Set task. Locate the word "seaborn" in the material, then show every line that holds it.

Collected data.
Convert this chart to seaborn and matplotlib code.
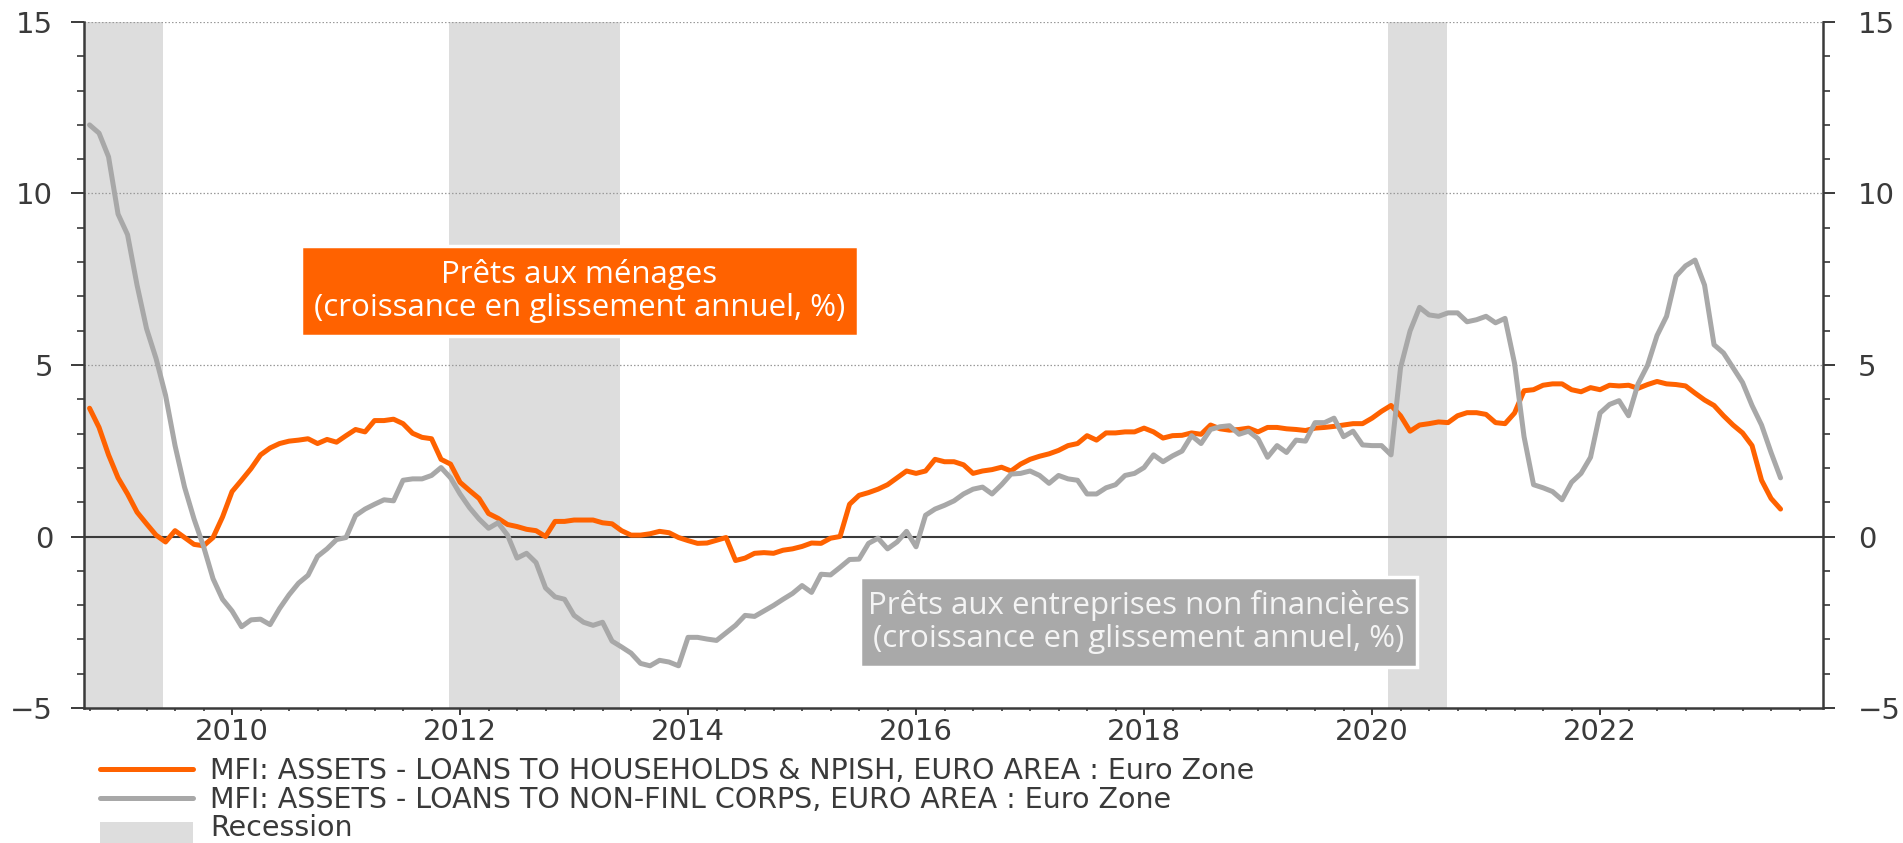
import matplotlib
matplotlib.use("Agg")
import matplotlib.pyplot as plt
from matplotlib.lines import Line2D
from matplotlib.patches import Rectangle
from matplotlib.ticker import MultipleLocator
import numpy as np
import pandas as pd
import seaborn as sns

# monthly y/y growth, Oct 2008 -> Aug 2023
households = [
    3.74, 3.18, 2.38, 1.71, 1.24, 0.71, 0.37, 0.04, -0.16, 0.17,
    -0.03, -0.23, -0.27, -0.03, 0.57, 1.31, 1.64, 1.98, 2.38, 2.58,
    2.71, 2.78, 2.81, 2.85, 2.71, 2.83, 2.75, 2.94, 3.12, 3.05,
    3.38, 3.38, 3.42, 3.29, 3.01, 2.89, 2.85, 2.25, 2.11, 1.58,
    1.34, 1.11, 0.67, 0.53, 0.35, 0.29, 0.21, 0.17, 0.0, 0.44,
    0.44, 0.48, 0.48, 0.48, 0.40, 0.37, 0.17, 0.04, 0.04, 0.08,
    0.15, 0.11, -0.03, -0.12, -0.20, -0.19, -0.11, -0.03, -0.70, -0.63,
    -0.49, -0.47, -0.49, -0.40, -0.36, -0.29, -0.19, -0.20, -0.05, 0.0,
    0.94, 1.20, 1.28, 1.38, 1.51, 1.71, 1.91, 1.84, 1.91, 2.25,
    2.18, 2.18, 2.09, 1.84, 1.91, 1.95, 2.02, 1.91, 2.11, 2.25,
    2.34, 2.41, 2.51, 2.65, 2.71, 2.94, 2.81, 3.02, 3.02, 3.05,
    3.05, 3.16, 3.05, 2.87, 2.94, 2.95, 3.02, 2.98, 3.25, 3.14,
    3.10, 3.12, 3.16, 3.05, 3.18, 3.18, 3.14, 3.12, 3.09, 3.16,
    3.18, 3.21, 3.25, 3.29, 3.29, 3.45, 3.65, 3.82, 3.52, 3.07,
    3.25, 3.29, 3.34, 3.32, 3.52, 3.61, 3.61, 3.56, 3.32, 3.29,
    3.60, 4.25, 4.28, 4.41, 4.45, 4.45, 4.28, 4.22, 4.34, 4.28,
    4.41, 4.39, 4.41, 4.32, 4.43, 4.52, 4.45, 4.43, 4.39, 4.18,
    3.98, 3.82, 3.52, 3.25, 3.02, 2.65, 1.64, 1.11, 0.80,
]
corporates = [
    12.0, 11.76, 11.07, 9.40, 8.80, 7.33, 6.06, 5.19, 4.12, 2.65,
    1.44, 0.51, -0.29, -1.23, -1.83, -2.17, -2.63, -2.43, -2.41, -2.57,
    -2.10, -1.70, -1.36, -1.13, -0.58, -0.36, -0.09, -0.03, 0.61, 0.80,
    0.94, 1.07, 1.04, 1.64, 1.68, 1.68, 1.78, 2.01, 1.71, 1.24,
    0.84, 0.51, 0.24, 0.40, 0.04, -0.63, -0.49, -0.76, -1.50, -1.76,
    -1.83, -2.30, -2.50, -2.59, -2.50, -3.05, -3.22, -3.40, -3.70, -3.77,
    -3.61, -3.66, -3.77, -2.94, -2.94, -2.99, -3.03, -2.81, -2.59, -2.30,
    -2.33, -2.17, -2.01, -1.83, -1.66, -1.43, -1.63, -1.10, -1.12, -0.90,
    -0.67, -0.66, -0.20, -0.05, -0.36, -0.16, 0.15, -0.30, 0.62, 0.80,
    0.91, 1.04, 1.24, 1.38, 1.44, 1.24, 1.51, 1.82, 1.84, 1.91,
    1.78, 1.55, 1.78, 1.68, 1.64, 1.24, 1.24, 1.42, 1.51, 1.78,
    1.84, 2.01, 2.38, 2.18, 2.35, 2.49, 2.94, 2.71, 3.12, 3.20,
    3.23, 2.98, 3.07, 2.85, 2.31, 2.65, 2.45, 2.81, 2.78, 3.32,
    3.32, 3.45, 2.91, 3.07, 2.67, 2.65, 2.65, 2.38, 4.92, 5.99,
    6.68, 6.46, 6.42, 6.52, 6.52, 6.26, 6.32, 6.42, 6.23, 6.36,
    5.05, 2.91, 1.51, 1.42, 1.31, 1.07, 1.58, 1.84, 2.31, 3.60,
    3.85, 3.96, 3.52, 4.45, 4.99, 5.86, 6.42, 7.59, 7.89, 8.06,
    7.33, 5.59, 5.35, 4.92, 4.49, 3.82, 3.25, 2.45, 1.71,
]
start_month = "2008-10-01"

recession_start = [2008.5, 2011.9, 2020.14]
recession_end = [2009.39, 2013.4, 2020.66]

year_ticks = [2010, 2012, 2014, 2016, 2018, 2020, 2022]
value_ticks = [-5, 0, 5, 10, 15]
grid_values = [5, 10, 15]

legend_labels = [
    "MFI: ASSETS - LOANS TO HOUSEHOLDS & NPISH, EURO AREA : Euro Zone",
    "MFI: ASSETS - LOANS TO NON-FINL CORPS, EURO AREA : Euro Zone",
    "Recession",
]
box_households = "Prêts aux ménages\n(croissance en glissement annuel, %)"
box_corporates = "Prêts aux entreprises non financières\n(croissance en glissement annuel, %)"

ORANGE = "#ff6200"
GREY = "#a8a8a8"
SHADE = "#dddddd"
DARK = "#3a3a3a"

months = pd.date_range(start_month, periods=len(households), freq="MS")
t = np.asarray(months.year + (months.month - 1) / 12.0)
n = len(t)
df = pd.DataFrame({
    "t": np.concatenate([t, t]),
    "value": households + corporates,
    "series": ["hh"] * n + ["nfc"] * n,
})

sns.set_style("white")
plt.rcParams["font.family"] = ["DejaVu Sans"]

fig = plt.figure(figsize=(19.03, 8.43), dpi=100)
ax = fig.add_axes([84.3 / 1903, 135 / 843, 1738.7 / 1903, 686 / 843])

for s, e in zip(recession_start, recession_end):
    ax.axvspan(s, e, color=SHADE, lw=0, zorder=0.5)
for v in grid_values:
    ax.axhline(v, color="#9a9a9a", lw=0.9, ls=(0, (1.2, 1.6)), zorder=1)
ax.axhline(0, color=DARK, lw=1.5, zorder=1.5)

sns.lineplot(data=df, x="t", y="value", hue="series", hue_order=["hh", "nfc"],
             palette={"hh": ORANGE, "nfc": GREY}, linewidth=3.6,
             estimator=None, legend=False, ax=ax)

ax.set_xlim(2008.704, 2008.704 + 1738.7 / 114)
ax.set_ylim(-5, 15)
ax.set_xlabel("")
ax.set_ylabel("")
ax.set_xticks(year_ticks)
ax.xaxis.set_minor_locator(MultipleLocator(0.25))
ax.set_yticks(value_ticks)
ax.yaxis.set_minor_locator(MultipleLocator(1))

ax.tick_params(axis="x", which="major", direction="out", length=5, width=1.4,
               color=DARK, labelsize=21, labelcolor=DARK, pad=2, bottom=True)
ax.tick_params(axis="x", which="minor", direction="out", length=2.5, width=1.2,
               color=DARK, bottom=True)
ax.tick_params(axis="y", which="major", direction="out", length=9.4, width=1.4,
               color=DARK, labelsize=21, labelcolor=DARK, pad=13, left=True)
ax.tick_params(axis="y", which="minor", direction="out", length=5, width=1.2,
               color=DARK, left=True)

for side in ["left", "bottom"]:
    ax.spines[side].set_color(DARK)
    ax.spines[side].set_linewidth(1.8)
ax.spines["top"].set_visible(False)
ax.spines["right"].set_visible(False)

ax2 = ax.twinx()
ax2.set_ylim(-5, 15)
ax2.set_yticks(value_ticks)
ax2.yaxis.set_minor_locator(MultipleLocator(1))
ax2.tick_params(axis="y", which="major", direction="out", length=8.6, width=1.4,
                color=DARK, labelsize=21, labelcolor=DARK, pad=16.5, right=True)
ax2.tick_params(axis="y", which="minor", direction="out", length=5, width=1.2,
                color=DARK, right=True)
for side in ["top", "left", "bottom"]:
    ax2.spines[side].set_visible(False)
ax2.spines["right"].set_color(DARK)
ax2.spines["right"].set_linewidth(1.8)

# annotation boxes
box_font = ["Open Sans", "DejaVu Sans"]
ax.add_patch(Rectangle((0.1246, 0.5423), 0.3204, 0.1312, transform=ax.transAxes,
                       facecolor=ORANGE, edgecolor="white", lw=2.5, zorder=4))
ax.text(0.1246 + 0.3204 / 2, 0.5423 + 0.1312 / 2, box_households, transform=ax.transAxes,
        ha="center", va="center", multialignment="center", color="white",
        fontsize=22.5, family=box_font, linespacing=1.15, zorder=5)
ax.add_patch(Rectangle((0.4461, 0.0598), 0.3204, 0.1312, transform=ax.transAxes,
                       facecolor="#a9a9a9", edgecolor="white", lw=2.5, zorder=4))
ax.text(0.4461 + 0.3204 / 2, 0.0598 + 0.1312 / 2, box_corporates, transform=ax.transAxes,
        ha="center", va="center", multialignment="center", color="#f4f4f4",
        fontsize=22.5, family=box_font, linespacing=1.15, zorder=5)

# legend below the chart
rows = [769, 798, 826]
for y_px, col in zip(rows[:2], [ORANGE, GREY]):
    fig.add_artist(Line2D([100 / 1903, 193 / 1903], [1 - y_px / 843] * 2,
                          transform=fig.transFigure, color=col, lw=3.6))
fig.add_artist(Rectangle((100 / 1903, 0), 93 / 1903, 21 / 843,
                         transform=fig.transFigure, facecolor=SHADE, lw=0))
for y_px, label in zip(rows, legend_labels):
    fig.text(210 / 1903, 1 - (y_px + 10) / 843, label, ha="left", va="baseline",
             fontsize=20.5, color=DARK)

fig.savefig("out.png", dpi=100)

Solution.
Convert this chart to seaborn and matplotlib code.
import seaborn as sns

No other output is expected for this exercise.